**Exercise requirements:**
Everything from the first line to the line containing "(0,1372) -- (874,1369);" is to be repeated exactly; nothing past it.

**Given information:**

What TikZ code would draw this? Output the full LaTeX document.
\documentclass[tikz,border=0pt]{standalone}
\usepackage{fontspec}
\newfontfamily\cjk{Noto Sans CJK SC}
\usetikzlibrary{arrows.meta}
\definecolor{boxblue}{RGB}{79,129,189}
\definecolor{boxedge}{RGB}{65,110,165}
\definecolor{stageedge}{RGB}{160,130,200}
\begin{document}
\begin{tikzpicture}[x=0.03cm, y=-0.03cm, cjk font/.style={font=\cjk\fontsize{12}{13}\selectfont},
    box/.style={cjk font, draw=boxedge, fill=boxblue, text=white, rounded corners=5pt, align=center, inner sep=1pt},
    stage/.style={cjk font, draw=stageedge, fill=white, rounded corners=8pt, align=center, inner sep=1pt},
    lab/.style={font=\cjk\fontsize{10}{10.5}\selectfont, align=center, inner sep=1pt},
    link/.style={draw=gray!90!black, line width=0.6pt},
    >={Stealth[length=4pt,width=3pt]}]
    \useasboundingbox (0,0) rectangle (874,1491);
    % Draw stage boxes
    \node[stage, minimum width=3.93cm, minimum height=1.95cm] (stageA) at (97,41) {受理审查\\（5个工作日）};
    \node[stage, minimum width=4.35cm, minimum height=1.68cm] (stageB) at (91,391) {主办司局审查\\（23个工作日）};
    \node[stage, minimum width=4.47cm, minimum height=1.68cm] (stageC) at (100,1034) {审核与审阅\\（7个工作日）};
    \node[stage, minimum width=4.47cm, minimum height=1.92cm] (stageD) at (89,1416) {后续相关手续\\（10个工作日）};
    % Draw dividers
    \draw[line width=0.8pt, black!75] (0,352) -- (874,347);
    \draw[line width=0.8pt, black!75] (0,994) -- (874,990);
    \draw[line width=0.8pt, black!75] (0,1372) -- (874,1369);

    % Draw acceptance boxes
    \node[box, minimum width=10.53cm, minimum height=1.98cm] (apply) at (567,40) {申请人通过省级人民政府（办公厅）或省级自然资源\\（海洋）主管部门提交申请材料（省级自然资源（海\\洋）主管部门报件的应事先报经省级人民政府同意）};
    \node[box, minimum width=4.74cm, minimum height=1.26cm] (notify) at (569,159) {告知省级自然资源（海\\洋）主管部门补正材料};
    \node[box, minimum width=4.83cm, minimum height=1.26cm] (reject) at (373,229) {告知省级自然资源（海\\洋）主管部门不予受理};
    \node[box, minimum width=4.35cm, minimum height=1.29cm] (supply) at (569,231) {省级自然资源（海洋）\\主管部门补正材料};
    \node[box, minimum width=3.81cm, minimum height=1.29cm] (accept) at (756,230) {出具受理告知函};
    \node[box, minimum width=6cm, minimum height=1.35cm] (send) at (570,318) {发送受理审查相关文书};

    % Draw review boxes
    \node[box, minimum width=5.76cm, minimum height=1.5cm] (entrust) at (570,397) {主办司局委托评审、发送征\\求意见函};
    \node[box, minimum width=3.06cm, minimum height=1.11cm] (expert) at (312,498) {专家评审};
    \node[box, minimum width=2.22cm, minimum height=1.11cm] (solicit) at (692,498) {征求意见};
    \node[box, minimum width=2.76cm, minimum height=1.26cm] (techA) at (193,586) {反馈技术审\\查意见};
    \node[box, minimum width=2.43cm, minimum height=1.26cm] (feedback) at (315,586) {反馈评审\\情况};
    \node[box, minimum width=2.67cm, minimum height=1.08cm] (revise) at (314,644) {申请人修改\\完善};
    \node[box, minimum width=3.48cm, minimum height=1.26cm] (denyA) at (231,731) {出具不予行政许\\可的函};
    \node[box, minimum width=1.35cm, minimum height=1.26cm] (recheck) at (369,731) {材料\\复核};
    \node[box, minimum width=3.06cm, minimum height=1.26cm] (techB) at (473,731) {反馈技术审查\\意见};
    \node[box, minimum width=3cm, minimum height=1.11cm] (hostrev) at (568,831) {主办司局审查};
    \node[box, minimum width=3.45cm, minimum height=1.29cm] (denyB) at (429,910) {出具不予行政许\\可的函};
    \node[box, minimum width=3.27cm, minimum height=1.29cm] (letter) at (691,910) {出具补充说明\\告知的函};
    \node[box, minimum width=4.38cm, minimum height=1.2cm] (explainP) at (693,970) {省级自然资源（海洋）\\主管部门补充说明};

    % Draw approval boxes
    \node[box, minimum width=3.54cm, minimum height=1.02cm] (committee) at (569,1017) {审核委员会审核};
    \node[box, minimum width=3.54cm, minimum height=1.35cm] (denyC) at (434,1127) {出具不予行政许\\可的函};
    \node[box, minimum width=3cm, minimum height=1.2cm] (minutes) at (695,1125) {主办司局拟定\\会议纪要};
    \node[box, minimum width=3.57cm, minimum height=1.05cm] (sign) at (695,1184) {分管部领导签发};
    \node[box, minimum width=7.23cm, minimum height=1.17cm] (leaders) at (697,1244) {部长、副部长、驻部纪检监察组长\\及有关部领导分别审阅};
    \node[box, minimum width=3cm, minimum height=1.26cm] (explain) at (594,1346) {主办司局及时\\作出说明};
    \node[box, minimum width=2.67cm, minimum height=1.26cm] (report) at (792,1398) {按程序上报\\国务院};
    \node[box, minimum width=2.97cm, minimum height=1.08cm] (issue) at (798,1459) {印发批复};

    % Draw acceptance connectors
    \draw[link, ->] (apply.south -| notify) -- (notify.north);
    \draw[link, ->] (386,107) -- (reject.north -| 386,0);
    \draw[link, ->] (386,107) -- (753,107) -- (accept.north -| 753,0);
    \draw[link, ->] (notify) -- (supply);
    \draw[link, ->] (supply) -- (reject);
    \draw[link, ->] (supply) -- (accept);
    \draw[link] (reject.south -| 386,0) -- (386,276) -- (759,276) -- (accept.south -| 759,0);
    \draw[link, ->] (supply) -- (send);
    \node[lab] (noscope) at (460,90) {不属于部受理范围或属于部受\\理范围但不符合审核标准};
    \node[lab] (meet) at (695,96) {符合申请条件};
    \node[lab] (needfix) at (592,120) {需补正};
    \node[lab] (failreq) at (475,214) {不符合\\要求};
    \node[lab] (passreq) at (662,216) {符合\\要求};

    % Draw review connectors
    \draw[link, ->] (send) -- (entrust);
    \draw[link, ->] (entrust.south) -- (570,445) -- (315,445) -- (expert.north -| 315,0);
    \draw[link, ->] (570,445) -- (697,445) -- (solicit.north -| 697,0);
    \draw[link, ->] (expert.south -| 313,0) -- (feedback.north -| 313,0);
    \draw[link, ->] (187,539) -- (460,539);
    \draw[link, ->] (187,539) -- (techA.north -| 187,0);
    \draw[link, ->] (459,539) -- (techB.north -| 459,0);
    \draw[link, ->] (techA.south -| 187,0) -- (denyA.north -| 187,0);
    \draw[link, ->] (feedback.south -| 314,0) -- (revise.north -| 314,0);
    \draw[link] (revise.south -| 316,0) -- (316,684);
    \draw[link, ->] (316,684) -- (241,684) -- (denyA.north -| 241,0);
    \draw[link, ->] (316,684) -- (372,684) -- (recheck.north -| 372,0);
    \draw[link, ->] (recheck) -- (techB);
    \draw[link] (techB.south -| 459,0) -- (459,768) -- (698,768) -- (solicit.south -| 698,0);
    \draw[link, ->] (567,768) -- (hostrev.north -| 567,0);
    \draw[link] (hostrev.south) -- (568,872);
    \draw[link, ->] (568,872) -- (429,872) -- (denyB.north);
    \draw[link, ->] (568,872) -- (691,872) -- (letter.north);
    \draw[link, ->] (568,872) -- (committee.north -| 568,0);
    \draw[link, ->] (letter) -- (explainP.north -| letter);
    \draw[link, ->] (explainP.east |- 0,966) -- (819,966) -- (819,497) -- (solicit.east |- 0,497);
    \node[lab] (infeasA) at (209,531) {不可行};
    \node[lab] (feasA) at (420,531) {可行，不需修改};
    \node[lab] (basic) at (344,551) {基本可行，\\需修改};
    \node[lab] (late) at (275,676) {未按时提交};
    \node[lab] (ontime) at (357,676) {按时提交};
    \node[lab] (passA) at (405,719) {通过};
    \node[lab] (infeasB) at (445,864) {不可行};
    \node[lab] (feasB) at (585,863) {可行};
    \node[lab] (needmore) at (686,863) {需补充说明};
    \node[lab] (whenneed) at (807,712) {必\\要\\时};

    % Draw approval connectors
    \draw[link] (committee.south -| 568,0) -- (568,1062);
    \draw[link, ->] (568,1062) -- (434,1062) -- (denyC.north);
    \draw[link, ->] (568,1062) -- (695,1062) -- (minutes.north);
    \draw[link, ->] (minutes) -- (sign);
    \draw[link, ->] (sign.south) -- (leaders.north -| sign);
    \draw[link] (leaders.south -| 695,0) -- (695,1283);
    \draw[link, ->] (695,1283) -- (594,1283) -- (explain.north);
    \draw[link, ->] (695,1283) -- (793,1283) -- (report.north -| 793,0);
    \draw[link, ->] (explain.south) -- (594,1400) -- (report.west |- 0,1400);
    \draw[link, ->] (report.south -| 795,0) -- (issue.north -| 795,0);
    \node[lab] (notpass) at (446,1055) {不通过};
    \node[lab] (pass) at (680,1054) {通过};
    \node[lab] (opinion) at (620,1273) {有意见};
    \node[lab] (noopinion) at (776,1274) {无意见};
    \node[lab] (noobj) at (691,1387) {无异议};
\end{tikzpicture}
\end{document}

**Solution:**
What TikZ code would draw this? Output the full LaTeX document.
\documentclass[tikz,border=0pt]{standalone}
\usepackage{fontspec}
\newfontfamily\cjk{Noto Sans CJK SC}
\usetikzlibrary{arrows.meta}
\definecolor{boxblue}{RGB}{79,129,189}
\definecolor{boxedge}{RGB}{65,110,165}
\definecolor{stageedge}{RGB}{160,130,200}
\begin{document}
\begin{tikzpicture}[x=0.03cm, y=-0.03cm, cjk font/.style={font=\cjk\fontsize{12}{13}\selectfont},
    box/.style={cjk font, draw=boxedge, fill=boxblue, text=white, rounded corners=5pt, align=center, inner sep=1pt},
    stage/.style={cjk font, draw=stageedge, fill=white, rounded corners=8pt, align=center, inner sep=1pt},
    lab/.style={font=\cjk\fontsize{10}{10.5}\selectfont, align=center, inner sep=1pt},
    link/.style={draw=gray!90!black, line width=0.6pt},
    >={Stealth[length=4pt,width=3pt]}]
    \useasboundingbox (0,0) rectangle (874,1491);
    % Draw stage boxes
    \node[stage, minimum width=3.93cm, minimum height=1.95cm] (stageA) at (97,41) {受理审查\\（5个工作日）};
    \node[stage, minimum width=4.35cm, minimum height=1.68cm] (stageB) at (91,391) {主办司局审查\\（23个工作日）};
    \node[stage, minimum width=4.47cm, minimum height=1.68cm] (stageC) at (100,1034) {审核与审阅\\（7个工作日）};
    \node[stage, minimum width=4.47cm, minimum height=1.92cm] (stageD) at (89,1416) {后续相关手续\\（10个工作日）};
    % Draw dividers
    \draw[line width=0.8pt, black!75] (0,352) -- (874,347);
    \draw[line width=0.8pt, black!75] (0,994) -- (874,990);
    \draw[line width=0.8pt, black!75] (0,1372) -- (874,1369);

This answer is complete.